Chetty was a researcher on an earlier study on variations in upward mobility of children growing up in different urban areas. In a July 22, 2013 NYT article, “In Climbing Income Ladder-Location Matters,” David Leonhardt used the study’s findings to compare children’s income mobility if they lived in Seattle versus Atlanta (at the time, the two cities had similar median incomes). Leonhardt writes, “The gaps can be stark. On average, fairly poor children in Seattle — those who grew up in the 25th percentile of the national income distribution — do as well financially when they grow up as middle-class children — those who grew up at the 50th percentile — from Atlanta.” The researchers of this study outlined four main factors which were linked with upward mobility for children growing up in poverty: 1) living in less socio-economically segregated neighborhoods, 2) living in a two-parent household, 3) access to better public elementary and high schools, and 4) higher levels of civic engagement, including in religious and community groups.

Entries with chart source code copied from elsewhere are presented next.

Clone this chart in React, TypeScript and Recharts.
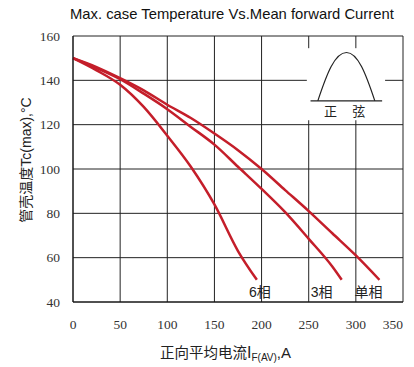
import { LineChart, Line, XAxis, YAxis, CartesianGrid, ReferenceArea, Label } from "recharts";

const title = "Max. case Temperature Vs.Mean forward Current";

const xTicks = [0, 50, 100, 150, 200, 250, 300, 350];
const yTicks = [40, 60, 80, 100, 120, 140, 160];

// 6相
const current6 = [0, 25, 50, 75, 100, 125, 150, 175, 195];
const temp6 = [150, 144.5, 138, 128, 115, 101, 84, 63, 50];
// 3相
const current3 = [0, 25, 50, 75, 100, 125, 150, 175, 200, 225, 250, 275, 285];
const temp3 = [150, 145.5, 140.5, 134, 127, 119, 111, 101, 91, 80.5, 68.5, 56, 50];
// 单相
const current1 = [0, 25, 50, 75, 100, 125, 150, 175, 200, 225, 250, 275, 300, 325];
const temp1 = [150, 146, 141, 135.5, 129, 123, 116, 108.5, 100, 90.5, 81, 71, 61, 50];

const toRows = (xs: number[], ys: number[]) => xs.map((x, i) => ({ i: x, t: ys[i] }));

const series = [
  { name: "6相", data: toRows(current6, temp6), dx: 3 },
  { name: "3相", data: toRows(current3, temp3), dx: -20 },
  { name: "单相", data: toRows(current1, temp1), dx: -11 },
];

const RED = "#c41e2a";
const SERIF = "'Liberation Serif', 'DejaVu Serif', serif";
const SANS = "'Liberation Sans', 'Noto Sans CJK SC', sans-serif";

function XTick({ x, y, payload }: any) {
  const last = payload.value === 350;
  return (
    <text x={last ? x + 1 : x} y={y} dy="0.71em" textAnchor={last ? "end" : "middle"} fill="#333" fontSize={13.5} fontFamily={SERIF}>
      {payload.value}
    </text>
  );
}

function YTick({ x, y, payload }: any) {
  return (
    <text x={x} y={y} dy="0.35em" textAnchor="end" fill="#333" fontSize={13.5} fontFamily={SERIF}>
      {payload.value}
    </text>
  );
}

// small sine-wave inset in the top right corner
function SineInset({ x, y, width, height }: any) {
  const b = y + 52.7;
  return (
    <g>
      <rect x={x} y={y} width={width} height={height} fill="#fff" />
      <line x1={x + 3.7} x2={x + 75.3} y1={b} y2={b} stroke="#222" strokeWidth={1.2} />
      <path
        d={`M ${x + 11} ${b} C ${x + 20} ${b - 27}, ${x + 28} ${y + 4.3}, ${x + 39.7} ${y + 4.3} C ${x + 51} ${y + 4.3}, ${x + 59} ${b - 27}, ${x + 68} ${b}`}
        fill="none"
        stroke="#222"
        strokeWidth={1.2}
      />
      <text x={x + 23.7} y={y + 68} textAnchor="middle" fontSize={13} fill="#222" fontFamily={SANS}>正</text>
      <text x={x + 52} y={y + 68} textAnchor="middle" fontSize={13} fill="#222" fontFamily={SANS}>弦</text>
    </g>
  );
}

function endLabel(name: string, len: number, dx: number) {
  return (props: any) => {
    if (props.index !== len - 1) return null;
    return (
      <text x={props.x + dx} y={props.y + 17} textAnchor="middle" fontSize={14} fill="#222" fontFamily={SANS}>
        {name}
      </text>
    );
  };
}

export default function App() {
  return (
    <div style={{ position: "relative", width: 414, height: 367, background: "#fff" }}>
      <style>{"body{margin:0}"}</style>
      <div
        style={{
          position: "absolute",
          left: 70,
          top: 6,
          fontFamily: SANS,
          fontSize: 14.8,
          lineHeight: "17px",
          color: "#111",
          whiteSpace: "nowrap",
        }}
      >
        {title}
      </div>
      <LineChart width={414} height={367} margin={{ top: 36, right: 11, bottom: 35, left: 13 }}>
        <CartesianGrid stroke="#222" strokeWidth={1} />
        <XAxis
          type="number"
          dataKey="i"
          domain={[0, 350]}
          ticks={xTicks}
          height={30}
          tickLine={false}
          tickSize={0}
          tickMargin={17}
          axisLine={{ stroke: "#111" }}
          tick={<XTick />}
        >
          <Label
            content={() => (
              <text x={160} y={358} fill="#222" fontFamily={SANS}>
                <tspan fontSize={14.5}>正向平均电流</tspan>
                <tspan fontSize={16}>I</tspan>
                <tspan fontSize={10} dy={3}>F(AV)</tspan>
                <tspan fontSize={15} dy={-3}>,A</tspan>
              </text>
            )}
          />
        </XAxis>
        <YAxis
          type="number"
          domain={[40, 160]}
          ticks={yTicks}
          width={60}
          tickLine={false}
          tickSize={0}
          tickMargin={13}
          axisLine={{ stroke: "#111" }}
          tick={<YTick />}
        >
          <Label
            content={() => (
              <text x={26} y={160} transform="rotate(-90, 26, 160)" textAnchor="middle" dominantBaseline="central" fontSize={14} fill="#222" fontFamily={SANS}>
                管壳温度Tc(max),°C
              </text>
            )}
          />
        </YAxis>
        <ReferenceArea x1={248} x2={331} y1={122} y2={154.5} shape={<SineInset />} ifOverflow="visible" />
        {series.map((s) => (
          <Line
            key={s.name}
            data={s.data}
            dataKey="t"
            name={s.name}
            type="monotone"
            stroke={RED}
            strokeWidth={2.5}
            dot={false}
            label={endLabel(s.name, s.data.length, s.dx)}
            isAnimationActive={false}
          />
        ))}
      </LineChart>
    </div>
  );
}
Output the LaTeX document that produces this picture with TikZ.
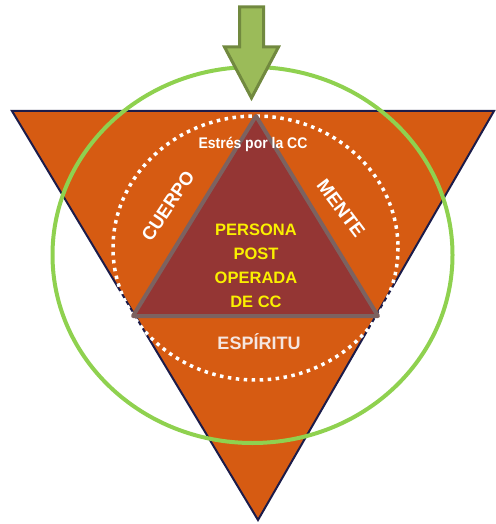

I leave you with some uplifting, positive, encouraging (and yes, nurse-centric) news related to this topic. The cost-effective, evidence-based Nurse-Family Partnership program is again in the news. I’ve written about this amazing program before (see “More Babies! Nurse-Family Partnership” January 29, 2012). The New Yorker, in a March 1, 2016 post titled “One of the Stranger Jobs in Texas,” links to a recent “The New Yorker Presents” film by Dawn Porter titled “Lone Star Nurse.” The film follows the work of former teen mother turned public health/ Nurse-Family Partnership nurse Nicole Schroeder as she visits “her girls” in Port Arthur, Texas. I say we need many more Nurse-Family Partnership nurses like Schroeder and much fewer high-end, elective surgery hospital nurses.